Short task
Look for the line containing "What matplotlib code" and the line containing "cx, cy, cw, ch, rad = 42, 43, 1063, 509, 40"; retype them and all lines between, exactly, and leave out the pictures.

Exercise material
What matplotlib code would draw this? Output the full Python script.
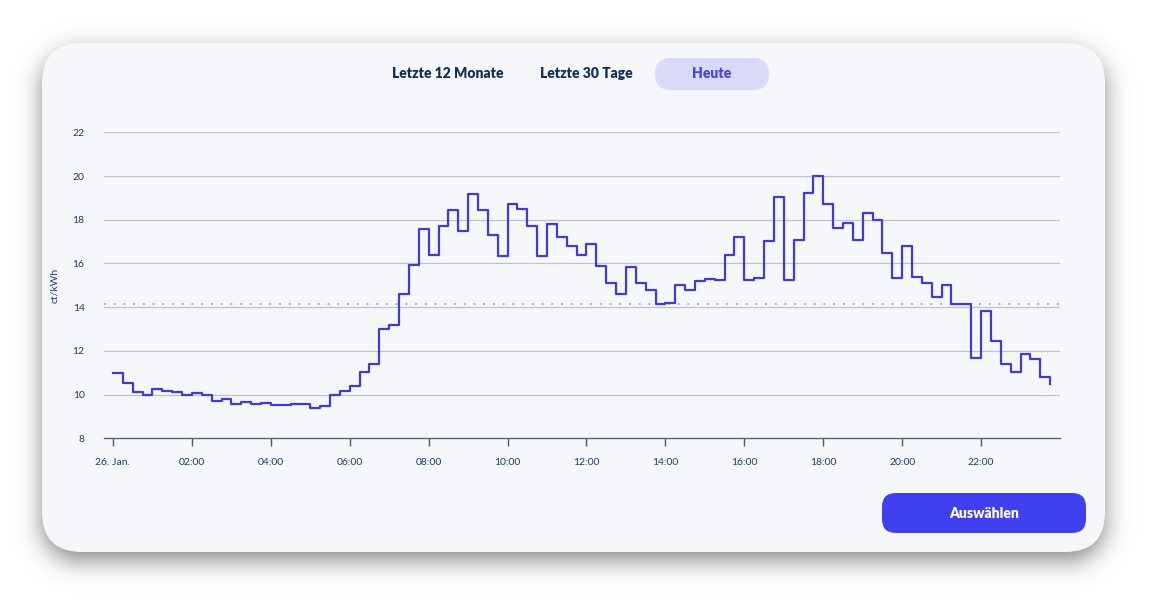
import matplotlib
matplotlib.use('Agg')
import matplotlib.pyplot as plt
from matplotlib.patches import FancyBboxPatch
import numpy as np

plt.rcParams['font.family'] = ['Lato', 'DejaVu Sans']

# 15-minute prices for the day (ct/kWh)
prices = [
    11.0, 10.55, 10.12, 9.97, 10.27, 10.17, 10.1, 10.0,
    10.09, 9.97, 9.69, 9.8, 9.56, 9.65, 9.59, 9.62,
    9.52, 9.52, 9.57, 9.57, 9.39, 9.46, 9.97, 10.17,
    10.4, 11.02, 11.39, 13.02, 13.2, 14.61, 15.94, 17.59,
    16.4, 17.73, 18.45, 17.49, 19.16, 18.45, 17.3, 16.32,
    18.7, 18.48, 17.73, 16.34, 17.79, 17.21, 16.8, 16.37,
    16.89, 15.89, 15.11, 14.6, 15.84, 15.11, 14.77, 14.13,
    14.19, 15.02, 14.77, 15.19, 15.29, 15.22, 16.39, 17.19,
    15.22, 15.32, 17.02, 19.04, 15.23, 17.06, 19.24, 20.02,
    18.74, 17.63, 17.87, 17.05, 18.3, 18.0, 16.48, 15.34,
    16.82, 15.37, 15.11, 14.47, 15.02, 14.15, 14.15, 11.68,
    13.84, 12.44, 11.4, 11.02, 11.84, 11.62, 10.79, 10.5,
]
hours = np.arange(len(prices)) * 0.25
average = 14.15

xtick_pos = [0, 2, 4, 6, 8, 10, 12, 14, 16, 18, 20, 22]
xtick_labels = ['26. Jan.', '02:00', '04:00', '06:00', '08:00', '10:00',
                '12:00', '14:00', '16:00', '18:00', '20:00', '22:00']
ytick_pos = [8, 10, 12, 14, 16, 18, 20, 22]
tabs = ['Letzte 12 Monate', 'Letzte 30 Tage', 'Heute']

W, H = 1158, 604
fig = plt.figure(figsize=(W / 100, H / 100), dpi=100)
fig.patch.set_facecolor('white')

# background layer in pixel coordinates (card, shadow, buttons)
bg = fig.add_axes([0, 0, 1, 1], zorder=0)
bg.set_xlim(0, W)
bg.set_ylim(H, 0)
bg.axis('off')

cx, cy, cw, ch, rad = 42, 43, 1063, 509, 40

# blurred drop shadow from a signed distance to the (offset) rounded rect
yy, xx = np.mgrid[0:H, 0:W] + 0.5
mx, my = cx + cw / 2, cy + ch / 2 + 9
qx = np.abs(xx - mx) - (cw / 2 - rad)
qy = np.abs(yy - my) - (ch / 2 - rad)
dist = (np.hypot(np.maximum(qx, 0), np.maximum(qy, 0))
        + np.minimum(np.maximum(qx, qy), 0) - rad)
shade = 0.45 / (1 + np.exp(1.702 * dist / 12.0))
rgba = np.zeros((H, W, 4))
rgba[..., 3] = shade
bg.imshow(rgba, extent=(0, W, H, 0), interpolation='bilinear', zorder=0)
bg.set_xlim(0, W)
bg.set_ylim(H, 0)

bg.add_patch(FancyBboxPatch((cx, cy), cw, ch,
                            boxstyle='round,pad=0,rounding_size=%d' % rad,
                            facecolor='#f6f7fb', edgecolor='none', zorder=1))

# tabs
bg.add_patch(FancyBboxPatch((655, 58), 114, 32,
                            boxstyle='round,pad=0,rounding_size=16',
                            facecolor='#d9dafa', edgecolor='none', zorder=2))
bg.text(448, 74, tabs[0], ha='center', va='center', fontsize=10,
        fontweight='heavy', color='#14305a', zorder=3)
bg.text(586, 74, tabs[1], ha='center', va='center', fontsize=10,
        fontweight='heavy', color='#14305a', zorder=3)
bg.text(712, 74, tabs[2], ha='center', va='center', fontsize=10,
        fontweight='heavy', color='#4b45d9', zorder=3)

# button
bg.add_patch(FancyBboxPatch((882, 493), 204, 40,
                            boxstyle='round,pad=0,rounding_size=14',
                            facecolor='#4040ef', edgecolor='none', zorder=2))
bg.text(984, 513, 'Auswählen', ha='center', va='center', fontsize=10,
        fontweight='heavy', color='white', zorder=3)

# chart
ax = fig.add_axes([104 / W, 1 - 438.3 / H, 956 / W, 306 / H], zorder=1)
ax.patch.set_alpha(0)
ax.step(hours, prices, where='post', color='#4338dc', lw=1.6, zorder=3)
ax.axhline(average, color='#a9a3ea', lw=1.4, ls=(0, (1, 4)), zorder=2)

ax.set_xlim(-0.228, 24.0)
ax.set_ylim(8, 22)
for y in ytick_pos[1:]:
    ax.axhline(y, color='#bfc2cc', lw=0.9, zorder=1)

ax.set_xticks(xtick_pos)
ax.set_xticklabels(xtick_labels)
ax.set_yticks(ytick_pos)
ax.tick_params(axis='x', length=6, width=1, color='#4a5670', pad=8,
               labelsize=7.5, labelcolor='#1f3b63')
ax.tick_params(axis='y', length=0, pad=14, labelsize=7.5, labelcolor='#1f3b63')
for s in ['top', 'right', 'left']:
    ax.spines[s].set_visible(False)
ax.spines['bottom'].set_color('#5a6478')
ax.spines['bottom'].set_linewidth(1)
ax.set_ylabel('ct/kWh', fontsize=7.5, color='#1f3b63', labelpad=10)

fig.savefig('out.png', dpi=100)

* * *

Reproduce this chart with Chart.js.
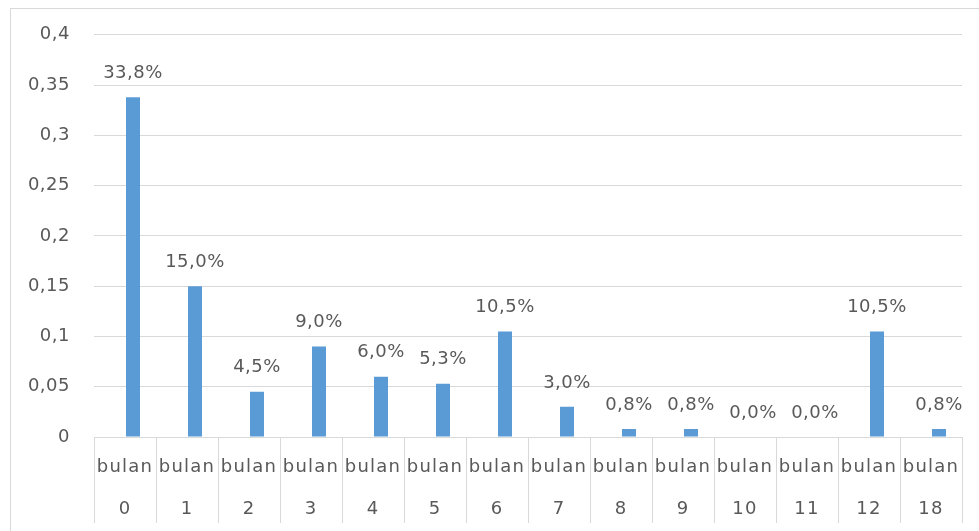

Answer to this problem
What matplotlib code would draw this? Output the full Python script.
import matplotlib
matplotlib.use('Agg')
import matplotlib.pyplot as plt
from matplotlib.patches import FancyBboxPatch
import numpy as np

plt.rcParams['font.family'] = ['Lato', 'DejaVu Sans']

# 15-minute prices for the day (ct/kWh)
prices = [
    11.0, 10.55, 10.12, 9.97, 10.27, 10.17, 10.1, 10.0,
    10.09, 9.97, 9.69, 9.8, 9.56, 9.65, 9.59, 9.62,
    9.52, 9.52, 9.57, 9.57, 9.39, 9.46, 9.97, 10.17,
    10.4, 11.02, 11.39, 13.02, 13.2, 14.61, 15.94, 17.59,
    16.4, 17.73, 18.45, 17.49, 19.16, 18.45, 17.3, 16.32,
    18.7, 18.48, 17.73, 16.34, 17.79, 17.21, 16.8, 16.37,
    16.89, 15.89, 15.11, 14.6, 15.84, 15.11, 14.77, 14.13,
    14.19, 15.02, 14.77, 15.19, 15.29, 15.22, 16.39, 17.19,
    15.22, 15.32, 17.02, 19.04, 15.23, 17.06, 19.24, 20.02,
    18.74, 17.63, 17.87, 17.05, 18.3, 18.0, 16.48, 15.34,
    16.82, 15.37, 15.11, 14.47, 15.02, 14.15, 14.15, 11.68,
    13.84, 12.44, 11.4, 11.02, 11.84, 11.62, 10.79, 10.5,
]
hours = np.arange(len(prices)) * 0.25
average = 14.15

xtick_pos = [0, 2, 4, 6, 8, 10, 12, 14, 16, 18, 20, 22]
xtick_labels = ['26. Jan.', '02:00', '04:00', '06:00', '08:00', '10:00',
                '12:00', '14:00', '16:00', '18:00', '20:00', '22:00']
ytick_pos = [8, 10, 12, 14, 16, 18, 20, 22]
tabs = ['Letzte 12 Monate', 'Letzte 30 Tage', 'Heute']

W, H = 1158, 604
fig = plt.figure(figsize=(W / 100, H / 100), dpi=100)
fig.patch.set_facecolor('white')

# background layer in pixel coordinates (card, shadow, buttons)
bg = fig.add_axes([0, 0, 1, 1], zorder=0)
bg.set_xlim(0, W)
bg.set_ylim(H, 0)
bg.axis('off')

cx, cy, cw, ch, rad = 42, 43, 1063, 509, 40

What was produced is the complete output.